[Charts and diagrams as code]
- - -
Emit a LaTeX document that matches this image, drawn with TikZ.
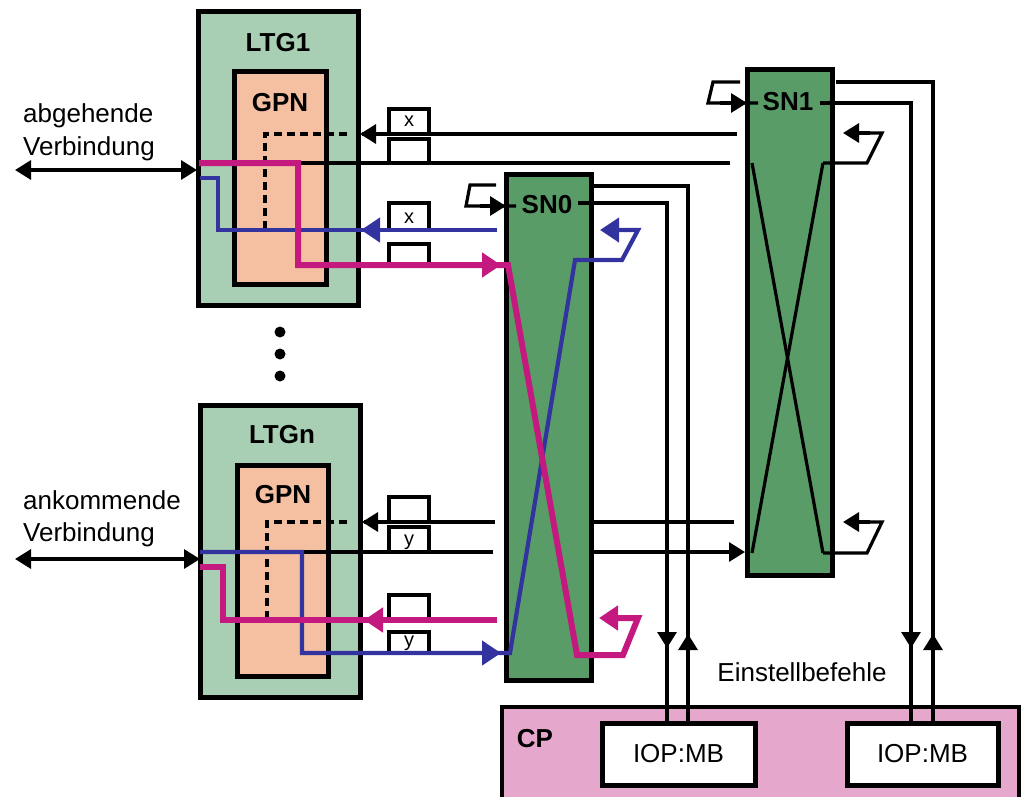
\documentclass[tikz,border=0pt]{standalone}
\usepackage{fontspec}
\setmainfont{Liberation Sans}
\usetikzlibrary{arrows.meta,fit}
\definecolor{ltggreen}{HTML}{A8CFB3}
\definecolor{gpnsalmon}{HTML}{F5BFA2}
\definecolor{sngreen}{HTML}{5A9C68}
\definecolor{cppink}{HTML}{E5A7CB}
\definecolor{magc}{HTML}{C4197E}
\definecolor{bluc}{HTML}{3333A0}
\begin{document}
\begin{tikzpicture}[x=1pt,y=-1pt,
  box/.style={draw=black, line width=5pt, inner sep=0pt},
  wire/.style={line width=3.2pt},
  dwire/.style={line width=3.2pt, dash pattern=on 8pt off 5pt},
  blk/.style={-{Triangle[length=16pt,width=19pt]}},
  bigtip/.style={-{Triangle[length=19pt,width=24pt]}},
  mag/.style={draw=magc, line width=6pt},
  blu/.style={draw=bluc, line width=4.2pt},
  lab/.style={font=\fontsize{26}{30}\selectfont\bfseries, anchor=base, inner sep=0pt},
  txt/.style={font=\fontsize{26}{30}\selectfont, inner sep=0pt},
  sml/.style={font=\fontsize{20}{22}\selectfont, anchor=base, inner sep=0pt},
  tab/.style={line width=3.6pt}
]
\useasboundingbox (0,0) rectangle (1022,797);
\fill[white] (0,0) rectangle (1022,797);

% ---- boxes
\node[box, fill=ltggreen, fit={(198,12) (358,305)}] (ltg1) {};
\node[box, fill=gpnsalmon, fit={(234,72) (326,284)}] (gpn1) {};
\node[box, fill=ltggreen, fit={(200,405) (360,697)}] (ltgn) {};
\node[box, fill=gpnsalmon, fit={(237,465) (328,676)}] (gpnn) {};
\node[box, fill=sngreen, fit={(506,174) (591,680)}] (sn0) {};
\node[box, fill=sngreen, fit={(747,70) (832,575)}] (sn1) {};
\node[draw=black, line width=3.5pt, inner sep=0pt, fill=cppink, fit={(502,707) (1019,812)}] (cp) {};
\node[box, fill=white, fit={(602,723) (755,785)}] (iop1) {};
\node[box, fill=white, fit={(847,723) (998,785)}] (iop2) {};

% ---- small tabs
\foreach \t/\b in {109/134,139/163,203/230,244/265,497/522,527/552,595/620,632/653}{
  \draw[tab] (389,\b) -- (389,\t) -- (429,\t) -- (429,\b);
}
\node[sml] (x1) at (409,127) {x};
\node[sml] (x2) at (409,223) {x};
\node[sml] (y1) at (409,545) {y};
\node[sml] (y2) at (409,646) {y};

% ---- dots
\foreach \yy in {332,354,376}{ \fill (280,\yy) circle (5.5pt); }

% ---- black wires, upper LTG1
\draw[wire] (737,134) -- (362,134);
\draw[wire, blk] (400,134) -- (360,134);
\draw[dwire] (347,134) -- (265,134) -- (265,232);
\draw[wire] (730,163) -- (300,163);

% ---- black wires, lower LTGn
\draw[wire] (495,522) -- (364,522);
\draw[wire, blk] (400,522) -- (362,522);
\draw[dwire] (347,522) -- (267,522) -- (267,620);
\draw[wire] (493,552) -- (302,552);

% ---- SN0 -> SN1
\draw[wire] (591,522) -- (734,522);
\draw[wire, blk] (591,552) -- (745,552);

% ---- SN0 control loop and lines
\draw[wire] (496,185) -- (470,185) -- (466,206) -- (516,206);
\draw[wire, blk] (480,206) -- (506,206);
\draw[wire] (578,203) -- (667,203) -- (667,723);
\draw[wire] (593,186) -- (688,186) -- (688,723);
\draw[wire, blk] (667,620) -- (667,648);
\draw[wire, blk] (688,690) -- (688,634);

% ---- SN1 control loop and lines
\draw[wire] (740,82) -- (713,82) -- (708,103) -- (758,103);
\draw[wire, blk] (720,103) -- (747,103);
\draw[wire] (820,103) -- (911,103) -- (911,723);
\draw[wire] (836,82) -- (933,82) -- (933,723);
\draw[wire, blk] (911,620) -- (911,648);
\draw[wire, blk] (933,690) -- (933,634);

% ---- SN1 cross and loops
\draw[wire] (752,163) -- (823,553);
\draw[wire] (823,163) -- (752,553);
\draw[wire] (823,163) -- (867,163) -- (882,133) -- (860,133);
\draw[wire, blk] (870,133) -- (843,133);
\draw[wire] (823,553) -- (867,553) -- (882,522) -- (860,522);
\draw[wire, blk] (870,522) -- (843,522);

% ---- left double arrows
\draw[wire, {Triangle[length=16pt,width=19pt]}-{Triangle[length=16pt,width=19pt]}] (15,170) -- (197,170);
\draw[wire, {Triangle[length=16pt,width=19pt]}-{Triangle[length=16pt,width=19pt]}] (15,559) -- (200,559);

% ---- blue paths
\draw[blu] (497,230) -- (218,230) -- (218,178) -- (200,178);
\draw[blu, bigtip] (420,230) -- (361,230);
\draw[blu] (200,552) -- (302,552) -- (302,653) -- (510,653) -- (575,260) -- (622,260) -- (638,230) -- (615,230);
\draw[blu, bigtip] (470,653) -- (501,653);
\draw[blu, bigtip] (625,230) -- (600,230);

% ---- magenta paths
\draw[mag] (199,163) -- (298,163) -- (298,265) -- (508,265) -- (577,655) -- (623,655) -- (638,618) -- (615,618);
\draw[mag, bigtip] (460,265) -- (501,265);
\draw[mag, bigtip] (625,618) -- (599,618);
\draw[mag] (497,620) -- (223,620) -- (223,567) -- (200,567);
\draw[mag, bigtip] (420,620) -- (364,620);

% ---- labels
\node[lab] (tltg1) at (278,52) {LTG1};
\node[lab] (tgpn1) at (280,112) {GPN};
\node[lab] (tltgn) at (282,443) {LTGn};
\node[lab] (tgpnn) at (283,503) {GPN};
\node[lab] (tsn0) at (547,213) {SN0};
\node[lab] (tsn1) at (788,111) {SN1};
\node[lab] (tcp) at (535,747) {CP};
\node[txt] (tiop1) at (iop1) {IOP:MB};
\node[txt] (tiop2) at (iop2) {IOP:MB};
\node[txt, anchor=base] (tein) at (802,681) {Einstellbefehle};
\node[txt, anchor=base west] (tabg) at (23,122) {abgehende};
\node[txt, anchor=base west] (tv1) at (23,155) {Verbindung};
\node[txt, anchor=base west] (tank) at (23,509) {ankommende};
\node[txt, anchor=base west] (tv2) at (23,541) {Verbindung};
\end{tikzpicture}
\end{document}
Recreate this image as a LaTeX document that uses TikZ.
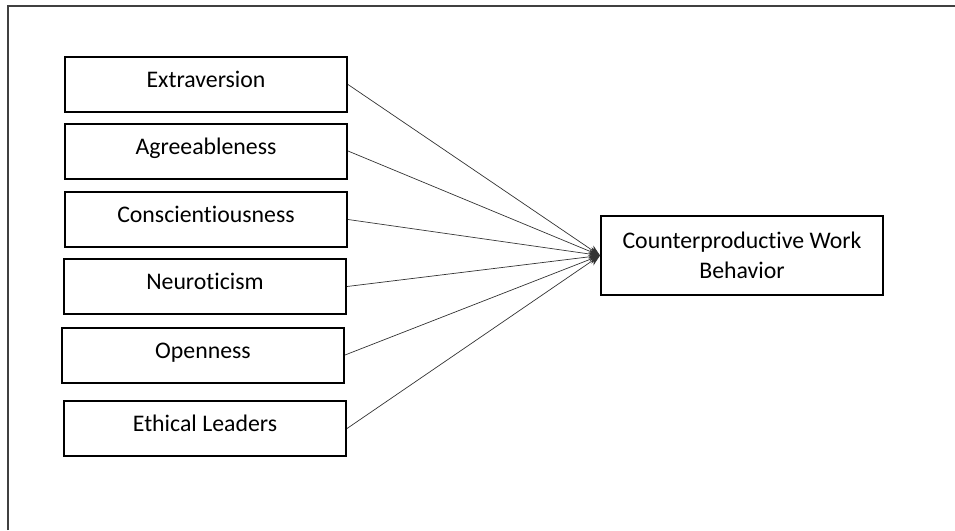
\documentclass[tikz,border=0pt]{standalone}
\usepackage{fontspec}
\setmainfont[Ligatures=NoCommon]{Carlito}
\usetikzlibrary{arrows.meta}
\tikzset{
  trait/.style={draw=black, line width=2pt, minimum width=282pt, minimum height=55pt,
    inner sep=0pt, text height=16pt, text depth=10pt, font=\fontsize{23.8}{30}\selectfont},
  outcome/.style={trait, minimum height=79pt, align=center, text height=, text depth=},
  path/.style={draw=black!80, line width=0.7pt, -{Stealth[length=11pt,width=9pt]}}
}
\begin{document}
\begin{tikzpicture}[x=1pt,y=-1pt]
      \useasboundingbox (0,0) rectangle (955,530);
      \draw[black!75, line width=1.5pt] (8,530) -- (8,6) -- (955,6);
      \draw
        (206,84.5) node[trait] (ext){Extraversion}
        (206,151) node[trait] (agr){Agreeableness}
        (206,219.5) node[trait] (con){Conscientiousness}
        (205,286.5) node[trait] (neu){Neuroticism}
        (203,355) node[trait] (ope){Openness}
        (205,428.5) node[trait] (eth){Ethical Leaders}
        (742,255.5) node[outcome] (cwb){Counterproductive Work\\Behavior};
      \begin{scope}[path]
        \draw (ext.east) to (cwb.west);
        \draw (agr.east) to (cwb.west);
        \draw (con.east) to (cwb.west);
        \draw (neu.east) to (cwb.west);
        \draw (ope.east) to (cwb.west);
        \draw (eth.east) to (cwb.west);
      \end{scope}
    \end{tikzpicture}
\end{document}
- - -
## GOAL
Reproduce the lines above, exactly and exclusively, from the line containing "Recreate this image" down to the last line, both included; pictures are not part of the copy.

## WRITTEN ANSWER
Recreate this image as a LaTeX document that uses TikZ.
\documentclass[tikz,border=0pt]{standalone}
\usepackage{fontspec}
\setmainfont[Ligatures=NoCommon]{Carlito}
\usetikzlibrary{arrows.meta}
\tikzset{
  trait/.style={draw=black, line width=2pt, minimum width=282pt, minimum height=55pt,
    inner sep=0pt, text height=16pt, text depth=10pt, font=\fontsize{23.8}{30}\selectfont},
  outcome/.style={trait, minimum height=79pt, align=center, text height=, text depth=},
  path/.style={draw=black!80, line width=0.7pt, -{Stealth[length=11pt,width=9pt]}}
}
\begin{document}
\begin{tikzpicture}[x=1pt,y=-1pt]
      \useasboundingbox (0,0) rectangle (955,530);
      \draw[black!75, line width=1.5pt] (8,530) -- (8,6) -- (955,6);
      \draw
        (206,84.5) node[trait] (ext){Extraversion}
        (206,151) node[trait] (agr){Agreeableness}
        (206,219.5) node[trait] (con){Conscientiousness}
        (205,286.5) node[trait] (neu){Neuroticism}
        (203,355) node[trait] (ope){Openness}
        (205,428.5) node[trait] (eth){Ethical Leaders}
        (742,255.5) node[outcome] (cwb){Counterproductive Work\\Behavior};
      \begin{scope}[path]
        \draw (ext.east) to (cwb.west);
        \draw (agr.east) to (cwb.west);
        \draw (con.east) to (cwb.west);
        \draw (neu.east) to (cwb.west);
        \draw (ope.east) to (cwb.west);
        \draw (eth.east) to (cwb.west);
      \end{scope}
    \end{tikzpicture}
\end{document}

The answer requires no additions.